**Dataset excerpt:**
======

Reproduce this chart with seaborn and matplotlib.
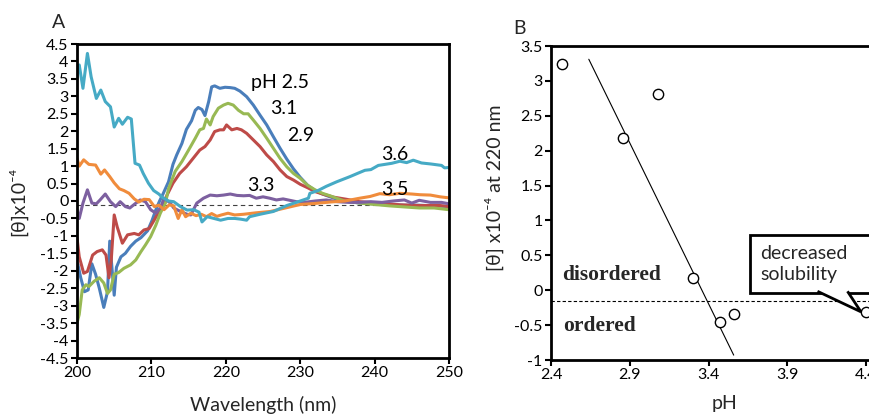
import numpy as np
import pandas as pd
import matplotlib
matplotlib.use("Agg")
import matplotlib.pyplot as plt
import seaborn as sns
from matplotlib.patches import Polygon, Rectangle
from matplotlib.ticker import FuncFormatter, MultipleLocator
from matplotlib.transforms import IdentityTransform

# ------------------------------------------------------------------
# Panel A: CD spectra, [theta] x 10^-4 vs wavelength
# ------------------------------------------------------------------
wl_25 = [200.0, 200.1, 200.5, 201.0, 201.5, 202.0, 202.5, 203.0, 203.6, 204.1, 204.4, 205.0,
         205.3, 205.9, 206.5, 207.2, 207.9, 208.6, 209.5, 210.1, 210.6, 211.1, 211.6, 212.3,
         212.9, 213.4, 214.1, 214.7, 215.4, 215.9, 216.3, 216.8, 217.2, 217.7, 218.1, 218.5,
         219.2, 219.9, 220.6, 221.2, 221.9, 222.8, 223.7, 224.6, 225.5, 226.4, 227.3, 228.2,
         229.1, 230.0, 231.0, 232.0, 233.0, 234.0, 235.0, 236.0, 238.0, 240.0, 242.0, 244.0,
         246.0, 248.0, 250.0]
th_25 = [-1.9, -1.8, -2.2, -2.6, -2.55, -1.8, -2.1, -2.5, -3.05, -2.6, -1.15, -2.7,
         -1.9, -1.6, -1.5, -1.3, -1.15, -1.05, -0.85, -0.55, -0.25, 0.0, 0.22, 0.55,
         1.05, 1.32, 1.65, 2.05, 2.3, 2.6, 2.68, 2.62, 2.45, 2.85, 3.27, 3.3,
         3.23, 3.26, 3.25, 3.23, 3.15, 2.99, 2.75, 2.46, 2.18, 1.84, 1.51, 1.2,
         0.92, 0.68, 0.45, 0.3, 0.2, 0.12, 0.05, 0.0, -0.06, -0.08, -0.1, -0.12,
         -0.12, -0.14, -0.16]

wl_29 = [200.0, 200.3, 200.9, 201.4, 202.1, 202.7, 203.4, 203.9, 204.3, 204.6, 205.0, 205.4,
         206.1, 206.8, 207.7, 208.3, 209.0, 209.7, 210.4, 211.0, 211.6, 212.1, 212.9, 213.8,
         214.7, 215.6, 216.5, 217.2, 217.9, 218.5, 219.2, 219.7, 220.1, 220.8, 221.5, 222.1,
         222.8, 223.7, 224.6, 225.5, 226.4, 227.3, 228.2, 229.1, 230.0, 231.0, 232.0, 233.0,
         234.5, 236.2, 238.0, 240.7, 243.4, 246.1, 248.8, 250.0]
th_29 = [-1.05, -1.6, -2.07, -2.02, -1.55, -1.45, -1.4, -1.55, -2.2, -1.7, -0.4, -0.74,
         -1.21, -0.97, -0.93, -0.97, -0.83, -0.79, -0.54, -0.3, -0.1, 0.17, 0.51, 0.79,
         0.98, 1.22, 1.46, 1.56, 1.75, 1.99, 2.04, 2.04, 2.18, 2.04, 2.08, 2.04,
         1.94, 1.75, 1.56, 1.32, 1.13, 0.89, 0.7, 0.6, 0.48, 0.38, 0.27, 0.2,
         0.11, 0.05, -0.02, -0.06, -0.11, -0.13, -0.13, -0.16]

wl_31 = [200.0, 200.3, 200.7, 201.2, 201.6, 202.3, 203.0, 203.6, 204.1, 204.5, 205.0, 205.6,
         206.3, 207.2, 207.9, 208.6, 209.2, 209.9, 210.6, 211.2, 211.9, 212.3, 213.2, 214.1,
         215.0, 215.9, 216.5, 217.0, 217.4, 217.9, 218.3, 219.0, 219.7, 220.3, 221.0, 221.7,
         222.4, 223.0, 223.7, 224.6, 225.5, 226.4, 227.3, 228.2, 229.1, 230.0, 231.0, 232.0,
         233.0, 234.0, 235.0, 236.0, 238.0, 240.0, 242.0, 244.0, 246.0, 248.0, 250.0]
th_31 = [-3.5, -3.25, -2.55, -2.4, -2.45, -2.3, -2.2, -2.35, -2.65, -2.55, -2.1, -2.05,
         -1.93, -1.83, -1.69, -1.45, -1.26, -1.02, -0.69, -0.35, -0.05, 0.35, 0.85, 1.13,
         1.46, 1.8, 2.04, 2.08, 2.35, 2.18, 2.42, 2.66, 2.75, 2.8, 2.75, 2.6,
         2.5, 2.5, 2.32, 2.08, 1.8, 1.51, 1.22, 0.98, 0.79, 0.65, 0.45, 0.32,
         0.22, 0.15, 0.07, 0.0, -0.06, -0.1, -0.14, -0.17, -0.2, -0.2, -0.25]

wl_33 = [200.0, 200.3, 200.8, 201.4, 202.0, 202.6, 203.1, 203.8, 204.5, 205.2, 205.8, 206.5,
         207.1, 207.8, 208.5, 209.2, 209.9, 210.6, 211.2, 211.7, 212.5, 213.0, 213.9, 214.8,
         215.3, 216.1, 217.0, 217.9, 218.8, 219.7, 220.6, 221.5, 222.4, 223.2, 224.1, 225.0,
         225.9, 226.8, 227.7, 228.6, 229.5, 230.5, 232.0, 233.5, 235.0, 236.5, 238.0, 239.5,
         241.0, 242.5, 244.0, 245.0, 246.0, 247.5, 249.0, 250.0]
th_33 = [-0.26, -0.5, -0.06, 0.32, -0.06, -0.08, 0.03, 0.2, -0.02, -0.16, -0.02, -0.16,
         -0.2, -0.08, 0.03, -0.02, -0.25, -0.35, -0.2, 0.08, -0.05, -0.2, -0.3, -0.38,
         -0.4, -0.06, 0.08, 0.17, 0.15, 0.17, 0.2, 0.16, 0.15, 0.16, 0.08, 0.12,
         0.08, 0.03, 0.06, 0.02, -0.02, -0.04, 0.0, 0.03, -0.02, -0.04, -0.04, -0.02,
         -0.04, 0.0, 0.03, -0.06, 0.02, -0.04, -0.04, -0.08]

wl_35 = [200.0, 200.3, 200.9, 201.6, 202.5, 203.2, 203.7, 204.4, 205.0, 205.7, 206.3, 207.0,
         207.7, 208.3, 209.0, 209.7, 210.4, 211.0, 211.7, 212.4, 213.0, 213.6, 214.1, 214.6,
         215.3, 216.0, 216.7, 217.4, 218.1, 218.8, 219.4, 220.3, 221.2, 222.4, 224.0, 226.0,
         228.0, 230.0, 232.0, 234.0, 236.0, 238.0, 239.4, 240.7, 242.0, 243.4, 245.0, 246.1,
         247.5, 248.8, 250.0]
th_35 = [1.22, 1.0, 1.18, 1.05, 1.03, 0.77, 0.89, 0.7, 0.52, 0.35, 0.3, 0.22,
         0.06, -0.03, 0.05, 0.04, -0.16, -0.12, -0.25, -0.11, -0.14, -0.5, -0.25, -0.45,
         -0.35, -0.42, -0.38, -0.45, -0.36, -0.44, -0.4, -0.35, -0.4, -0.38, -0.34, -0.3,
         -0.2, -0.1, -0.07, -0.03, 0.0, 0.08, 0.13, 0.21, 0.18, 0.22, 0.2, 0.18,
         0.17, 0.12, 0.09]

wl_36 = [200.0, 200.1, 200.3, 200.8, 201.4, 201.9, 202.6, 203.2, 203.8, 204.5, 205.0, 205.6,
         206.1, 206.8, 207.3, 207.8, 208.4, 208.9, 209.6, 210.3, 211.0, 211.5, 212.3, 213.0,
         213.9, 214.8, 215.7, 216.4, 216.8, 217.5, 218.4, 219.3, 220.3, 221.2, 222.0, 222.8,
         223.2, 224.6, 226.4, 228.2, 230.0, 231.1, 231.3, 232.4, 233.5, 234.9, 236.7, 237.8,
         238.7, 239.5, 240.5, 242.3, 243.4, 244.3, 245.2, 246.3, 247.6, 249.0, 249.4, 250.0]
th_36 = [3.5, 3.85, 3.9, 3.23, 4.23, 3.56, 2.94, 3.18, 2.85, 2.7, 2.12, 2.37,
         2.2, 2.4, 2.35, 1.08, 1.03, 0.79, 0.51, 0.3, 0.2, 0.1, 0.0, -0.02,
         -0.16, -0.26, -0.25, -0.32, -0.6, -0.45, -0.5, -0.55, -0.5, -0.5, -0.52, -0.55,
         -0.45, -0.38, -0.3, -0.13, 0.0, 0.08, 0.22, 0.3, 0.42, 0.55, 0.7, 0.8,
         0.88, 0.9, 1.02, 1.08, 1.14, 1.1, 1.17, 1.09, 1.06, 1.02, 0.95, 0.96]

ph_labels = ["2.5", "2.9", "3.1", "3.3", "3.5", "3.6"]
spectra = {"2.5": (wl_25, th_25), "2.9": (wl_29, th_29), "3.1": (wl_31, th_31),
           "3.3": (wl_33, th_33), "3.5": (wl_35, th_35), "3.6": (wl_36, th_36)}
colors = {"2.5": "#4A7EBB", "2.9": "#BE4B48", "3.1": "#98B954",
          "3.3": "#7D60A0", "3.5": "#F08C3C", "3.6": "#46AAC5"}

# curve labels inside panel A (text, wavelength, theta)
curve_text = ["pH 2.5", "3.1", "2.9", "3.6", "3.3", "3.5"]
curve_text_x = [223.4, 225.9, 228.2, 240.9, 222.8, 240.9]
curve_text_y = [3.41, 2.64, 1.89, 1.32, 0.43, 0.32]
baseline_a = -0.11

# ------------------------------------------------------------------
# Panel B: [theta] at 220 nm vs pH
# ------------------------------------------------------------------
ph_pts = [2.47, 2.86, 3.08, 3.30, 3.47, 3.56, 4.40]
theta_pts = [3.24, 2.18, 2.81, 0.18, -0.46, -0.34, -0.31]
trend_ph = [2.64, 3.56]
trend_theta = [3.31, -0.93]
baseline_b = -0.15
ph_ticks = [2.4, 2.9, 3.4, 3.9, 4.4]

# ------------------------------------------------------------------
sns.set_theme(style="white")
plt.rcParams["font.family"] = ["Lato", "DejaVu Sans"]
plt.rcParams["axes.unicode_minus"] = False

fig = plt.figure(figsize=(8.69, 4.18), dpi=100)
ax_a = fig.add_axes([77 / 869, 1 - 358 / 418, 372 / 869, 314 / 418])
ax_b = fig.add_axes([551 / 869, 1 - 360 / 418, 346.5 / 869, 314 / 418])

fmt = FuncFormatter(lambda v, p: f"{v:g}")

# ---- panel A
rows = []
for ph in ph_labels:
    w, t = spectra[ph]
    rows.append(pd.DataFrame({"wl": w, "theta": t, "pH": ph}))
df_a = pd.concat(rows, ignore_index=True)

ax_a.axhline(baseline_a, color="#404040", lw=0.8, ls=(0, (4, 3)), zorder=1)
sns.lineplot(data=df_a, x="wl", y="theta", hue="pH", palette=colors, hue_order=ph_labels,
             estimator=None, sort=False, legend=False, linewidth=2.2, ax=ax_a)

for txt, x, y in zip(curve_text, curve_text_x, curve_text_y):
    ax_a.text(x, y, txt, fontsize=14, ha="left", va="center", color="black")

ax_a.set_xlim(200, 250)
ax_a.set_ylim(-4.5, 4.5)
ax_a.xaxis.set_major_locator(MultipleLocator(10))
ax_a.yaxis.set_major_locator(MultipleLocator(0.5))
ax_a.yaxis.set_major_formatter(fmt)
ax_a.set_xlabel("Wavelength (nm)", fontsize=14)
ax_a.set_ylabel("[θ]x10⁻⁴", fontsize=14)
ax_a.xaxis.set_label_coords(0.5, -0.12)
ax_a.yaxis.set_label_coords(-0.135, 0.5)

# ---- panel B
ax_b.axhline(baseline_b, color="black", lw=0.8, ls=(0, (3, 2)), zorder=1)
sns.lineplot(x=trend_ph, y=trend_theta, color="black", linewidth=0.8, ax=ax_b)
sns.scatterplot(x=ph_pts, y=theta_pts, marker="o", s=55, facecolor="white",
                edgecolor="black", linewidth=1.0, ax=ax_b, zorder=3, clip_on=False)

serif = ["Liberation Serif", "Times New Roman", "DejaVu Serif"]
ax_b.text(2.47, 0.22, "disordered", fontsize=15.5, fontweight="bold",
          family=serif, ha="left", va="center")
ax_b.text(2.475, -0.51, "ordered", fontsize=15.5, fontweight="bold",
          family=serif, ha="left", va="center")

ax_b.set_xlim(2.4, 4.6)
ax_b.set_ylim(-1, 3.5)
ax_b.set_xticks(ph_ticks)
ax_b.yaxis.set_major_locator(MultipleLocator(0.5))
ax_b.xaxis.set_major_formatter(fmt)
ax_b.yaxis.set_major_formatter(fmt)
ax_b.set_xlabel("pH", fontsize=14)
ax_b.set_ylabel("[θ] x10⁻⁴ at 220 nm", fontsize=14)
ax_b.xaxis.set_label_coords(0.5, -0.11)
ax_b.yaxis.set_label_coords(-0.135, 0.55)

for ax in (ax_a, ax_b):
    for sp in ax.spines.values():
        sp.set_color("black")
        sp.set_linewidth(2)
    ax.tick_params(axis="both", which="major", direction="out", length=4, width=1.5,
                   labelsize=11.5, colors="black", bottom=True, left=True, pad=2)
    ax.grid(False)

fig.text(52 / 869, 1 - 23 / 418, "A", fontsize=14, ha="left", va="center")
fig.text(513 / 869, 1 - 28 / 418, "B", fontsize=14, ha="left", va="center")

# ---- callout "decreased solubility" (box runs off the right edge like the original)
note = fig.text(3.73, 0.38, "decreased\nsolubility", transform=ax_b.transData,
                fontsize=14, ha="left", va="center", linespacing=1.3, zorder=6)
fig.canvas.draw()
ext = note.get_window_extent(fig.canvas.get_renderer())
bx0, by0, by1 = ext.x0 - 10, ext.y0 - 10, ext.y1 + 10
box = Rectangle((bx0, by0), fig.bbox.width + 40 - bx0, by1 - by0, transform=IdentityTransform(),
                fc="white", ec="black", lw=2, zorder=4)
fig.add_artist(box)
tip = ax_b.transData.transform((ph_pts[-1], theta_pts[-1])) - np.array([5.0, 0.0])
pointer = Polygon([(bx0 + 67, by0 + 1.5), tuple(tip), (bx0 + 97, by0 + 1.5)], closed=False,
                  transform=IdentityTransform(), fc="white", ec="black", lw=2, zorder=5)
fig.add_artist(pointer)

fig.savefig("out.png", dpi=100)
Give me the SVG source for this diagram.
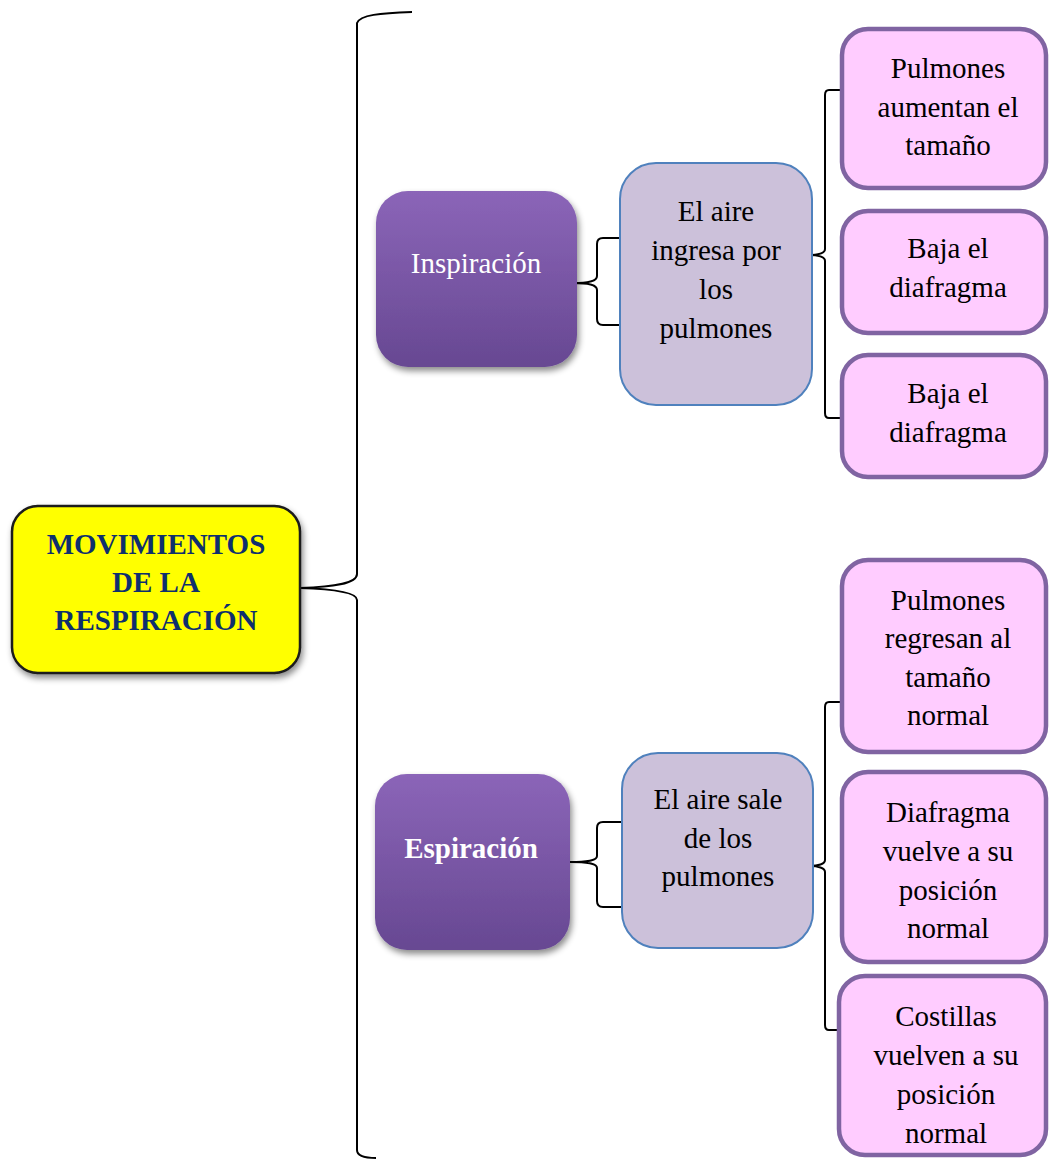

======

**Written problem:**
Reproduce the material above exactly, first line through the line that contains "from matplotlib.transforms import", minus the pictures.

**The output:**
Reproduce this chart with seaborn and matplotlib.
import numpy as np
import pandas as pd
import matplotlib
matplotlib.use("Agg")
import matplotlib.pyplot as plt
import seaborn as sns
from matplotlib.patches import Polygon, Rectangle
from matplotlib.ticker import FuncFormatter, MultipleLocator
from matplotlib.transforms import IdentityTransform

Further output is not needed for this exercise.